■ **Code that draws figures**
++++++

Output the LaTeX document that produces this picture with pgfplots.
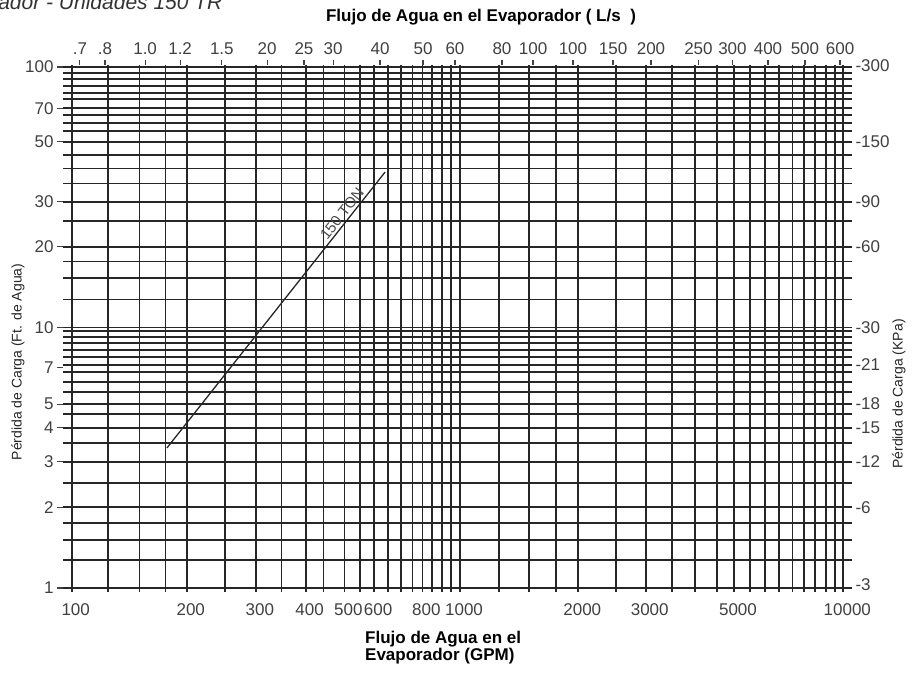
\documentclass[border=0pt]{standalone}
\usepackage{fontspec}
\setmainfont{Liberation Sans}
\usepackage{pgfplots}
\pgfplotsset{compat=1.18}

% shared geometry of the log-log chart (1 bp = 1 px of the scan)
\pgfplotsset{
  chartbase/.style={
    at={(63bp,85bp)}, anchor=south west,
    scale only axis, width=789bp, height=527bp,
    xmin=94.94, xmax=10534, ymin=0.9653, ymax=101.78,
    axis line style={draw=none},
    /pgf/number format/assume math mode=true,
    ticklabel style={font=\fontsize{17bp}{20bp}\selectfont, text=black!75},
  },
}

\begin{document}
\begin{tikzpicture}[x=1bp,y=1bp]
\path[use as bounding box] (0,0) rectangle (914,677);

% grid and the 150 TON curve
\begin{loglogaxis}[chartbase,
  xtick={100,124,150,175,198.7,250,300,350,404,449,509,559,608,661,714,765,811,860,913,962,1015,
         1281,1532,1800,2056,2570,3075,3604,4126,4698,5207,5730,6266,6810,7390,7907,8446,9020,9520,10000},
  ytick={1,1.28,1.53,1.78,2.04,2.53,3.05,3.6,4.12,4.66,5.08,5.67,6.19,6.75,7.18,7.7,8.2,8.7,9.2,9.7,10,
         12.8,15.5,17.9,20.4,25.6,30.4,35.7,40.8,45.9,51.6,56.9,61.1,65.4,69.4,75.2,79.7,84.5,89.7,95,100},
  xticklabels={}, yticklabels={},
  tick style={draw=none},
  grid=major,
  major grid style={line width=1.7bp, black!85},
]
\addplot[line width=1.3bp, black!85] coordinates {(176.6,3.45) (649,39.5)};
\node[rotate=51.7, anchor=south, inner sep=2bp, text=black!70, font=\fontsize{15bp}{15bp}\selectfont]
  at (axis cs:520,26.2) {150 TON};
\end{loglogaxis}

% left and bottom labels
\begin{loglogaxis}[chartbase,
  ytick={1,2.04,3.05,4.12,5.08,7,10,20.4,30.4,51.6,69.4,100},
  yticklabels={1,2,3,4,5,7,10,20,30,50,70,100},
  xtick={100,198.7,300,404,509,608,811,1015,2056,3075,5207,10000},
  xticklabels={100,200,300,400,500,600,800,1000,2000,3000,5000,10000},
  xtick pos=left, ytick pos=left,
  tick align=outside,
  major tick length=6bp,
  y tick style={line width=1.2bp, black!75},
  x tick style={draw=none},
  xticklabel style={xshift=4bp, yshift=-2bp},
]
\addplot[draw=none] coordinates {(100,1)};
\end{loglogaxis}

% top (L/s) and right (kPa) labels
\begin{loglogaxis}[chartbase,
  xtick={105,122,155,191,245,321,400,476,630,814,985,1304,1570,1992,2530,3174,4213,5160,6380,7955,9806},
  xticklabels={.7,.8,1.0,1.2,1.5,20,25,30,40,50,60,80,100,100,150,200,250,300,400,500,600},
  ytick={1.03,2.04,3.05,4.12,5.08,7.18,10,20.4,30.4,51.6,101},
  yticklabels={-3,-6,-12,-15,-18,-21,-30,-60,-90,-150,-300},
  xtick pos=right, xticklabel pos=right,
  ytick pos=right, yticklabel pos=right,
  tick align=outside,
  major tick length=5bp,
  x tick style={line width=1.2bp, black!75},
  y tick style={draw=none},
  yticklabel style={xshift=-5bp},
  xticklabel style={yshift=2bp},
]
\addplot[draw=none] coordinates {(100,1)};
\end{loglogaxis}

% titles
\node[anchor=base east, font=\itshape\fontsize{21bp}{21bp}\selectfont, text=black!80]
  at (226,667) {Pérdida de Carga del Evaporador - Unidades 150 TR};
\node[font=\bfseries\fontsize{17bp}{17bp}\selectfont] at (481,660)
  {Flujo de Agua en el Evaporador ( L/s\ \ )};
\node[anchor=north west, align=left, inner sep=0pt, font=\bfseries\fontsize{17bp}{17bp}\selectfont]
  at (365,46) {Flujo de Agua en el\\Evaporador (GPM)};
\node[rotate=90, font=\fontsize{14bp}{14bp}\selectfont, text=black!85] at (18,315)
  {Pérdida de Carga (Ft. de Agua)};
\node[rotate=90, font=\fontsize{14bp}{14bp}\selectfont, text=black!85] at (899,283)
  {Pérdida de Carga (KPa)};
\end{tikzpicture}
\end{document}
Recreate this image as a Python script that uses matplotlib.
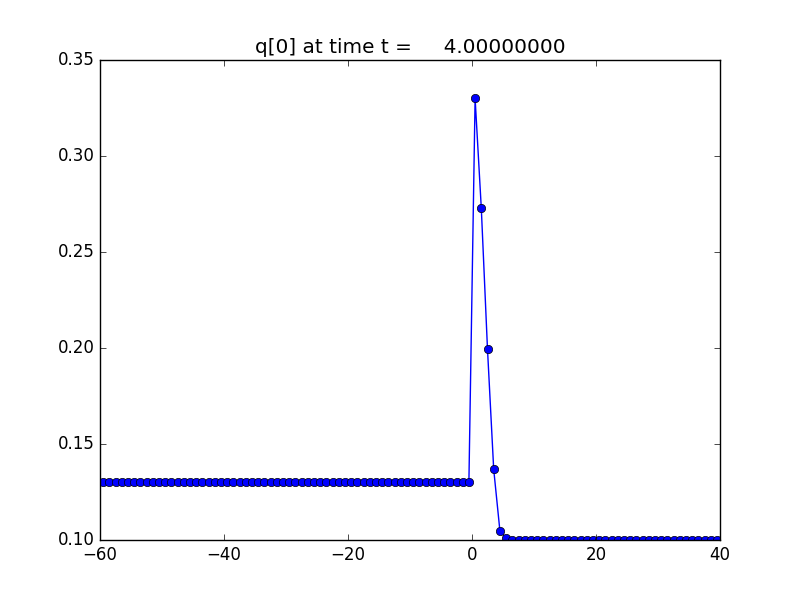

++++++

Exactly reproduce the run of lines from the start of the listing through the line with "(0,0) rectangle (914,677);", inclusive; pictures are not copied.

Output the LaTeX document that produces this picture with pgfplots.
\documentclass[border=0pt]{standalone}
\usepackage{fontspec}
\setmainfont{Liberation Sans}
\usepackage{pgfplots}
\pgfplotsset{compat=1.18}

% shared geometry of the log-log chart (1 bp = 1 px of the scan)
\pgfplotsset{
  chartbase/.style={
    at={(63bp,85bp)}, anchor=south west,
    scale only axis, width=789bp, height=527bp,
    xmin=94.94, xmax=10534, ymin=0.9653, ymax=101.78,
    axis line style={draw=none},
    /pgf/number format/assume math mode=true,
    ticklabel style={font=\fontsize{17bp}{20bp}\selectfont, text=black!75},
  },
}

\begin{document}
\begin{tikzpicture}[x=1bp,y=1bp]
\path[use as bounding box] (0,0) rectangle (914,677);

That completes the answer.